I’m no expert when it comes to restorations (2k, 4k, or otherwise), but I do know this is the first time the film has been presented in its intended aspect ratio (1:85:1) and that the images are striking. At first, I was a little worried that the colors seemed almost muted. Everything was a dreary palette of brown. It became clear as I was watching this must have been by design. For after Anna succumbs to the titular Stendhal Syndrome, the colors in the film began to pop. The visuals become more vibrant as the narrative pushes forward. There is quite a bit of CGI within the film. This being the first Italian production to ever utilize CGI, it certainly shows. Thankfully, the bold, unrealistic effects work in the story’s favor as they’re typically used to bring paintings to life. The amateur nature of the CG is easily forgiven when the desired effect is so surreal. Film grain was one of the major concerns from the previous release, I can attest the amount of grain on display here is heavy, but it feels natural and is never distracting. It’s a beautiful restoration that allows the cinematography to truly shine.
In terms of special features, this is a three disc set. Everything from the 2007 release has been ported over onto its own disc. One disc is a DVD version of the film.
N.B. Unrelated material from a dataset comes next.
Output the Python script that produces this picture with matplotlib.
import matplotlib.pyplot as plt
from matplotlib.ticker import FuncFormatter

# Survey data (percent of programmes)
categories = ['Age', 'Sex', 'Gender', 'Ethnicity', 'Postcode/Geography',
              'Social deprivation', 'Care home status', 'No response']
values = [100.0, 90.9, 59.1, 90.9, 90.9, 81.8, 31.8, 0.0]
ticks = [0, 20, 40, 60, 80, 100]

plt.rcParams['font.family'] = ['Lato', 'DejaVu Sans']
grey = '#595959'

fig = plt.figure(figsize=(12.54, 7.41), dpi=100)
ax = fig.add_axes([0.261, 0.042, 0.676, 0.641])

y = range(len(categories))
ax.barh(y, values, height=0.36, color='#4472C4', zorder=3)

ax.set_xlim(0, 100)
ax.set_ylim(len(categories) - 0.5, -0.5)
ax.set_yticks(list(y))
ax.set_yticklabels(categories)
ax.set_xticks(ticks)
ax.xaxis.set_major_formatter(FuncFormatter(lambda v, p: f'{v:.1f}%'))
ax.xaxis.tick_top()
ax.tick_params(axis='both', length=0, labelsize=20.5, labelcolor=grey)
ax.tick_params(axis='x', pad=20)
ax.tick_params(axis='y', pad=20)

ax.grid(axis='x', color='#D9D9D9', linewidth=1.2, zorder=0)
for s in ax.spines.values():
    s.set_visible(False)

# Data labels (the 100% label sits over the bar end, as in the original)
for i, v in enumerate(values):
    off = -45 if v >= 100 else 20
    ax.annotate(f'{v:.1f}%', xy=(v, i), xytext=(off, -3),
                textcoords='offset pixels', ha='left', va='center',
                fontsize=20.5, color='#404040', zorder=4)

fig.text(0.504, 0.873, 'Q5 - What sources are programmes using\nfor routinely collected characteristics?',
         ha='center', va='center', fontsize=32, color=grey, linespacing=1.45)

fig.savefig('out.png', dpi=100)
The third blu is the feature plus brand new interviews with co-writer Franco Ferrini, makeup effects artist Franco Casagni, and best of all – a chat with Asia Argento. She discusses the difficulty of the shoot and claims this to be her favorite of the films she’s made with her father. There’s even a brand new commentary from Giallo scholar Troy Howarth. Overall, for fans of Argento, this set should be a no brainer. If you already own the previous Blue Underground release, I can understand the hesitance to double dip. However, the film has simply never looked better. If you’re still stuck with the Troma DVD…well, you owe it to yourself to upgrade. The set is limited to 3,000 copies, so you better hurry!